I received 10 million of Mike's T cells on Friday, which were then boosted with a vaccine made from a protein (not my protein) and a white cell booster (GM-CSF--granulyte macrophage colony stimulating factor.) GM-CSF functions as a white blood cell growth factor. GM-CSF stimulates stem cells to produce granulocytes (neutrophils, eosinophils, and basophils) and monocytes. Monocytes mature into macrophages and are part of the immune/inflammatory cascade, by which activation of a small number of macrophages can rapidly lead to an increase in their numbers, a process crucial for fighting infection. (A T-cell is a type of infection-fighting white cell in the blood. Its normal role is to kill virus infected cells and some cancer cells. )

However the body doesn’t have enough T-cells to combat large cancerous tumours, and cancer cells often develop protective mechanisms to avoid them being recognized by the body as a disease. That's why they boosted these T cells with a vaccine and GM-CSF. I will not receive more of Mike's T cells for the time being, but I will receive the vaccine and GM-CSF shots at 4 and 8 week intervals.

This protocol is part of the clinical trial I am enrolled in. Because I'm the first one in the trial, the Gateway Foundation, which is funding the trial, is flying me to Chicago this coming week to talk to their Board of Directors about my disease and my participation in the trial. That should be interesting.

This clinical trial is a Big Deal at MDAnderson. Mike came into Houston on Wednesday for preliminary blood work before they harvested his cells on Friday. I was there starting Tuesday for the whole battery of tests.

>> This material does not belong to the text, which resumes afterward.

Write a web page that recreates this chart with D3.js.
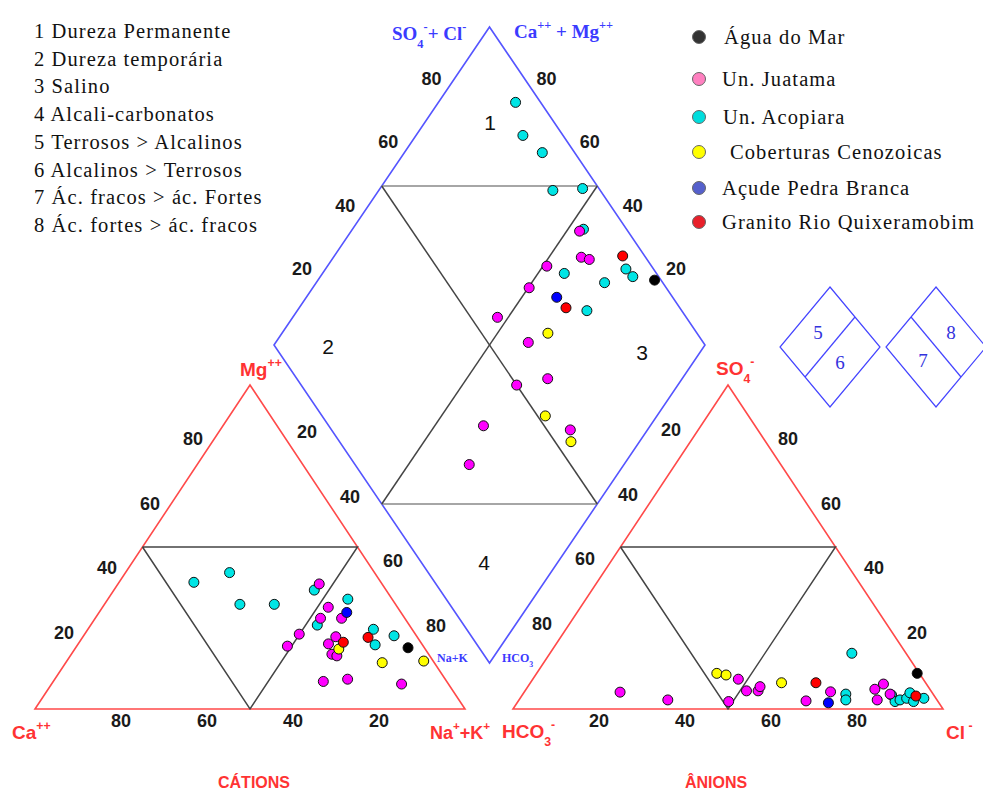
<!DOCTYPE html>
<html lang="pt">
<head>
<meta charset="UTF-8">
<title>Diagrama de Piper</title>
<script src="https://cdn.jsdelivr.net/npm/d3@7"></script>
<style>
  body { margin: 0; background: #fff; }
  svg text { font-family: "Liberation Sans", Arial, sans-serif; }
  .tick { font-weight: bold; font-size: 18px; fill: #1a1a1a; }
  .serif { font-family: "Liberation Serif", "Times New Roman", serif; }
  .leg { font-size: 20.5px; letter-spacing: 1.1px; fill: #111; }
</style>
</head>
<body>
<svg id="chart" width="983" height="792"></svg>
<script>
// grupos de amostras (0 preto, 1 Juatama, 2 Acopiara, 3 Coberturas, 4 Açude, 5 Granito)
var grupos = ["Água do Mar", "Un. Juatama", "Un. Acopiara", "Coberturas Cenozoicas", "Açude Pedra Branca", "Granito Rio Quixeramobim"];
var coresPonto = ["#000000", "#ff00ff", "#00e5e5", "#ffff00", "#0000ff", "#ff0000"];
var coresLegenda = ["#333333", "#ff80c0", "#00dddd", "#ffff00", "#5560cc", "#e8202a"];
var ordem = [2, 1, 3, 4, 5, 0];

// cátions: [grupo, Mg%, Na+K%]
var cations = [
  [2,36.7,46.6],[2,33.9,55.8],[2,25.9,52.7],[2,24.6,66.4],[2,22.6,72.2],[2,19.8,69.2],
  [2,39.1,17.4],[2,42.1,24.2],[2,32.3,31.5],[2,32.3,39.5],
  [1,38.6,46.8],[1,31.4,52.5],[1,28.0,52.4],[1,28.0,57.3],[1,23.1,49.9],[1,19.4,49.0],
  [1,22.3,58.8],[1,20.1,58.2],[1,16.9,60.6],[1,16.4,62.0],[1,8.5,62.8],[1,9.2,68.1],[1,7.7,81.4],
  [3,18.5,61.4],[3,14.3,73.6],[3,14.8,83.0],
  [4,29.8,57.6],
  [5,20.6,61.4],[5,22.1,66.4],
  [0,18.9,77.3]
];

// ânions: [grupo, SO4%, Cl%]
var anions = [
  [2,17.2,70.2],[2,4.6,75.1],[2,2.8,76.0],[2,4.3,85.9],[2,2.3,87.7],[2,2.8,88.6],
  [2,3.3,89.9],[2,5.0,89.8],[2,2.3,92.0],[2,3.3,93.9],
  [1,2.5,66.9],[1,5.3,71.2],[1,6.1,81.1],[1,7.7,82.3],[1,2.8,83.3],[1,4.6,85.4],
  [1,5.2,22.3],[1,2.8,34.6],[1,2.3,49.0],[1,9.2,47.8],[1,5.6,51.5],[1,5.6,54.2],[1,6.9,54.0],
  [3,11.0,41.9],[3,10.5,44.3],[3,8.1,58.4],
  [4,1.9,72.4],
  [5,8.1,66.4],[5,4.0,91.7],
  [0,11.0,88.5]
];

// losango: [grupo, Na+K%, SO4+Cl%]
var losango = [
  [2,17.9,94.2],[2,24.8,90.7],[2,32.0,92.5],[2,40.4,89.0],[2,47.0,96.2],[2,53.6,90.0],
  [2,56.1,78.6],[2,66.9,86.5],[2,69.7,93.6],[2,72.5,94.0],[2,67.2,78.0],
  [1,53.0,88.8],[1,57.5,85.1],[1,59.7,86.6],[1,50.9,75.7],[1,50.2,68.2],[1,47.5,56.2],
  [1,58.6,59.4],[1,62.6,50.0],[1,68.8,58.2],[1,61.3,35.9],[1,64.1,26.5],[1,82.1,55.4],
  [3,61.7,65.4],[3,74.1,51.8],[3,84.1,53.7],
  [4,58.1,73.1],
  [5,66.9,94.9],[5,61.9,73.6],
  [0,78.1,98.5]
];

var ticks = [20, 40, 60, 80];
var zonas = ["1 Dureza Permanente", "2 Dureza temporária", "3 Salino", "4 Alcali-carbonatos",
  "5 Terrosos > Alcalinos", "6 Alcalinos > Terrosos", "7 Ác. fracos > ác. Fortes", "8 Ác. fortes > ác. fracos"];

var svg = d3.select("#chart");

// geometria
var baseY = 709, triW = 430, triH = 324;
var catX0 = 35, anX0 = 513;
var dLeft = [274, 345], dHalfW = 215.5, dHalfH = 318;

var sw = d3.scaleLinear().domain([0, 100]).range([0, triW]);
var sh = d3.scaleLinear().domain([0, 100]).range([0, triH]);
var dx = d3.scaleLinear().domain([0, 100]).range([0, dHalfW]);
var dy = d3.scaleLinear().domain([0, 100]).range([0, dHalfH]);

// top = % do vértice superior, right = % do vértice direito
function tri(x0, top, right) {
  return [x0 + sw(right) + sw(top) / 2, baseY - sh(top)];
}
function los(n, s) {
  return [dLeft[0] + dx(n) + dx(s), dLeft[1] + dy(n) - dy(s)];
}
var line = d3.line();

// triângulos
[catX0, anX0].forEach(function(x0) {
  svg.append("path")
    .attr("d", line([tri(x0,0,0), tri(x0,0,100), tri(x0,100,0)]) + "Z")
    .attr("fill", "none").attr("stroke", "#ff4a4a").attr("stroke-width", 1.6);
  svg.append("path")
    .attr("d", line([tri(x0,50,0), tri(x0,50,50), tri(x0,0,50), tri(x0,50,0)]))
    .attr("fill", "none").attr("stroke", "#444").attr("stroke-width", 1.5);
});

// losango
svg.append("path")
  .attr("d", line([los(0,0), los(0,100), los(100,100), los(100,0)]) + "Z")
  .attr("fill", "none").attr("stroke", "#5555ff").attr("stroke-width", 1.6);
svg.append("path").attr("d", line([los(0,50), los(50,100)]))
  .attr("stroke", "#888").attr("stroke-width", 1.5);
svg.append("path").attr("d", line([los(50,0), los(100,50)]))
  .attr("stroke", "#888").attr("stroke-width", 1.5);
svg.append("path").attr("d", line([los(0,50), los(100,50)]))
  .attr("stroke", "#444").attr("stroke-width", 1.5);
svg.append("path").attr("d", line([los(50,0), los(50,100)]))
  .attr("stroke", "#444").attr("stroke-width", 1.5);

// rótulos das escalas
function rotulos(pos, off) {
  svg.append("g").selectAll("text").data(ticks).enter().append("text")
    .attr("class", "tick")
    .attr("text-anchor", "middle").attr("dominant-baseline", "central")
    .attr("x", function(v) { return pos(v)[0] + off[0]; })
    .attr("y", function(v) { return pos(v)[1] + off[1]; })
    .text(function(v) { return v; });
}
rotulos(function(v) { return tri(catX0, 0, 100 - v); }, [0, 12]);
rotulos(function(v) { return tri(catX0, v, 0); }, [-14, -11]);
rotulos(function(v) { return tri(catX0, 100 - v, v); }, [14, -18]);
rotulos(function(v) { return tri(anX0, 0, v); }, [0, 12]);
rotulos(function(v) { return tri(anX0, v, 100 - v); }, [17, -11]);
rotulos(function(v) { return tri(anX0, 100 - v, 0); }, [-14, -20]);
rotulos(function(v) { return los(0, v); }, [-15, -12]);
rotulos(function(v) { return los(100 - v, 100); }, [14, -12]);

// pontos
function pontos(dados, f) {
  var ord = dados.slice().sort(function(a, b) { return ordem.indexOf(a[0]) - ordem.indexOf(b[0]); });
  svg.append("g").selectAll("circle").data(ord).enter().append("circle")
    .attr("cx", function(d) { return f(d)[0]; })
    .attr("cy", function(d) { return f(d)[1]; })
    .attr("r", 5)
    .attr("fill", function(d) { return coresPonto[d[0]]; })
    .attr("stroke", "#111").attr("stroke-width", 1);
}
pontos(cations, function(d) { return tri(catX0, d[1], d[2]); });
pontos(anions, function(d) { return tri(anX0, d[1], d[2]); });
pontos(losango, function(d) { return los(d[1], d[2]); });

// números das zonas
[["1", 490, 130], ["2", 328, 354], ["3", 642, 360], ["4", 484, 570]].forEach(function(z) {
  svg.append("text").attr("x", z[1]).attr("y", z[2]).attr("text-anchor", "middle")
    .attr("font-size", 21).attr("fill", "#111").text(z[0]);
});

// rótulos dos vértices
function rotulo(x, y, partes, cor, tam, cls) {
  var t = svg.append("text").attr("x", x).attr("y", y).attr("fill", cor)
    .attr("font-weight", "bold").attr("font-size", tam);
  if (cls) t.attr("class", cls);
  var deslocado = 0;
  partes.forEach(function(p) {
    var alvo = p[1] === "sup" ? -tam * 0.5 : p[1] === "sub" ? tam * 0.4 : 0;
    var ts = t.append("tspan").attr("dy", alvo - deslocado)
      .attr("font-size", p[1] ? tam * 0.65 : tam).text(p[0]);
    if (p[2]) ts.attr("dx", p[2]);
    deslocado = alvo;
  });
}
var verm = "#ff3333";
rotulo(12, 739, [["Ca"], ["++", "sup"]], verm, 19);
rotulo(240, 376, [["Mg"], ["++", "sup"]], verm, 19);
rotulo(430, 739, [["Na"], ["+", "sup"], ["+K"], ["+", "sup"]], verm, 18);
rotulo(502, 738, [["HCO"], ["3", "sub"], ["-", "sup"]], verm, 19);
rotulo(946, 739, [["Cl"], [" -", "sup"]], verm, 19);
rotulo(716, 375, [["SO"], ["4", "sub"], ["-", "sup"]], verm, 19);

svg.append("text").attr("x", 254).attr("y", 788).attr("text-anchor", "middle")
  .attr("fill", verm).attr("font-weight", "bold").attr("font-size", 16).text("CÁTIONS");
svg.append("text").attr("x", 716).attr("y", 788).attr("text-anchor", "middle")
  .attr("fill", verm).attr("font-weight", "bold").attr("font-size", 16).text("ÂNIONS");

// rótulos azuis do losango
var azul = "#3b3bff";
rotulo(392, 40, [["SO"], ["4", "sub"], ["-", "sup"], ["+ Cl"], ["-", "sup"]], azul, 19, "serif");
rotulo(514, 38, [["Ca"], ["++", "sup"], [" +  Mg"], ["++", "sup"]], azul, 19, "serif");
svg.append("text").attr("class", "serif").attr("x", 437).attr("y", 662)
  .attr("fill", azul).attr("font-weight", "bold").attr("font-size", 12).text("Na+K");
rotulo(502, 662, [["HCO"], ["3", "sub"]], azul, 12, "serif");

// legenda das zonas
svg.append("g").selectAll("text").data(zonas).enter().append("text")
  .attr("class", "serif leg").attr("x", 34)
  .attr("y", function(d, i) { return 38 + i * 27.7; })
  .text(function(d) { return d; });

// legenda dos grupos
var legY = [37, 79, 117, 152, 188, 222];
var legX = [724, 722, 723, 730, 722, 722];
grupos.forEach(function(g, i) {
  svg.append("circle").attr("cx", 699).attr("cy", legY[i]).attr("r", 6.5)
    .attr("fill", coresLegenda[i]).attr("stroke", "#666").attr("stroke-width", 1);
  svg.append("text").attr("class", "serif leg").attr("x", legX[i]).attr("y", legY[i] + 7)
    .text(g);
});

// losangos pequenos 5-6 e 7-8
function losPeq(cx, cy, div, nums) {
  var w = 50, h = 60;
  var top = [cx, cy - h], l = [cx - w, cy], r = [cx + w, cy], b = [cx, cy + h];
  svg.append("path").attr("d", line([top, r, b, l]) + "Z")
    .attr("fill", "none").attr("stroke", "#4444ff").attr("stroke-width", 1.2);
  var a = div === 1 ? [(top[0]+r[0])/2, (top[1]+r[1])/2] : [(top[0]+l[0])/2, (top[1]+l[1])/2];
  var c = div === 1 ? [(b[0]+l[0])/2, (b[1]+l[1])/2] : [(b[0]+r[0])/2, (b[1]+r[1])/2];
  svg.append("path").attr("d", line([a, c]))
    .attr("stroke", "#4444ff").attr("stroke-width", 1.2);
  nums.forEach(function(n) {
    svg.append("text").attr("class", "serif").attr("x", n[1]).attr("y", n[2])
      .attr("text-anchor", "middle").attr("font-size", 19).attr("fill", "#3333dd").text(n[0]);
  });
}
losPeq(830, 347, 1, [["5", 818, 339], ["6", 840, 369]]);
losPeq(936, 347, 2, [["8", 951, 339], ["7", 923, 367]]);
</script>
</body>
</html>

On Thursday they harvested cells from me purely to do further research on. Then on Friday, after Mike's cells were collected I returned to the clinic in the evening and received his cells, the vaccine and the GM-CSF. During that process we met the researcher who made the vaccine. A young guy who was quite excited to be a part of this project. Dr. Larry Kwak is the principal investigator in charge of this trial. Dr. Kwak has spent 20 years working on developing cancer vaccines. He is world renowned and everyone at MDA speaks of him with great respect.

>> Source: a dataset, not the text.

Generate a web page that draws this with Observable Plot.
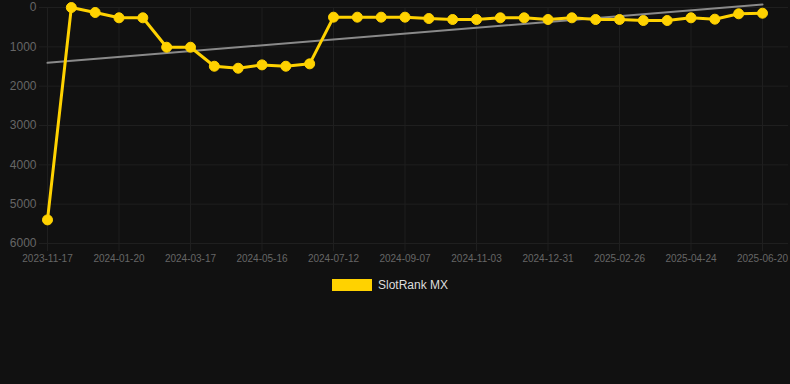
<!DOCTYPE html>
<html><head><meta charset="utf-8">
<script src="https://cdn.jsdelivr.net/npm/d3@7"></script>
<script src="https://cdn.jsdelivr.net/npm/@observablehq/plot@0.6"></script>
<style>
html,body{margin:0;padding:0;background:#111111;}
#wrap{position:relative;width:790px;height:384px;background:#111111;overflow:hidden;}
#legend{position:absolute;left:332px;top:278px;display:flex;align-items:center;font:12px "Liberation Sans",Arial,sans-serif;color:#dddddd;}
#legend .sw{width:40px;height:12px;background:#FFD200;margin-right:6px;}
</style></head><body>
<div id="wrap"><div id="chart"></div><div id="legend"><div class="sw"></div><span id="lname"></span></div></div>
<script>
const dates = ["2023-11-17","2023-12-08","2023-12-29","2024-01-20","2024-02-08","2024-02-27","2024-03-17","2024-04-06","2024-04-26","2024-05-16","2024-06-04","2024-06-23","2024-07-12","2024-07-31","2024-08-19","2024-09-07","2024-09-26","2024-10-15","2024-11-03","2024-11-22","2024-12-12","2024-12-31","2025-01-19","2025-02-07","2025-02-26","2025-03-17","2025-04-05","2025-04-24","2025-05-13","2025-06-01","2025-06-20"];
const ranks = [5400,1,127,262,262,1010,1010,1493,1544,1459,1493,1433,246,246,246,246,280,305,305,262,262,305,262,305,305,331,331,262,297,160,145];
const seriesName = "SlotRank MX";
const xTickLabels = ["2023-11-17","2024-01-20","2024-03-17","2024-05-16","2024-07-12","2024-09-07","2024-11-03","2024-12-31","2025-02-26","2025-04-24","2025-06-20"];
const yTicks = [0,1000,2000,3000,4000,5000,6000];

const data = dates.map((d, i) => ({i, date: d, rank: ranks[i]}));
const xTicks = xTickLabels.map(l => dates.indexOf(l));
const font = "'Liberation Sans', Arial, sans-serif";
const grid = "#1f1f1f";
const n = dates.length - 1;

const chart = Plot.plot({
  width: 790,
  height: 270,
  marginLeft: 47,
  marginRight: 28,
  marginTop: 7,
  marginBottom: 27,
  style: {background: "#111111", fontFamily: font, overflow: "visible"},
  x: {type: "linear", domain: [0, n]},
  y: {domain: [0, 6000], reverse: true},
  marks: [
    Plot.ruleX(xTicks, {stroke: grid, y1: 0, y2: 6000, insetBottom: -8}),
    Plot.ruleY(yTicks, {stroke: grid, x1: 0, x2: n, insetLeft: -8, insetRight: -26}),
    Plot.axisX(xTicks, {tickSize: 0, tickPadding: 11, fill: "#666666", fontSize: 10, tickFormat: i => dates[i], label: null}),
    Plot.axisY(yTicks, {tickSize: 0, tickPadding: 11, fill: "#666666", fontSize: 12, tickFormat: d => String(d), label: null}),
    Plot.linearRegressionY(data, {x: "i", y: "rank", ci: 0, stroke: "#8a8a8a", strokeWidth: 2}),
    Plot.line(data, {x: "i", y: "rank", stroke: "#FFD200", strokeWidth: 3, curve: "linear"}),
    Plot.dot(data, {x: "i", y: "rank", r: 5, fill: "#FFD200", stroke: "#FFD200", strokeWidth: 1})
  ]
});
document.getElementById("chart").appendChild(chart);
document.getElementById("lname").textContent = seriesName;
</script>
</body></html>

Of course, Mike became quite well known in the apheresis (the drawing and separating of blood components) unit. Not sure why. Was it because he constantly referred to himself as "number one guinea pig?" Was it his mooing out loud after he was given a bovine substance with one of his meds? Was it a nurse running from him so he couldn't get a picture of them together? He is quite a character. But selfish he's not. He's made numerous trips to Houston over the past year to have his stem cells collected, to have blood work, to have various tests, to get shots, to have his T cells collected, and he's had to give himself shots at home. Similarly Susan's brother has been a godsend: opening his house to us for 4 months, driving us all over town and to and from the airport, keeping his refrigerator and cupboards full of food, having dinners waiting for us after long days at the hospital, bringing me my daily almond croissant at the hospital, getting us movies to watch at home and just taking care of us through some tough times. Yeh, we're pretty fond of our brothers.

So I guess we'll just let Mike's super charged T cells get to work in my blood. Will report back once we have info on the progress.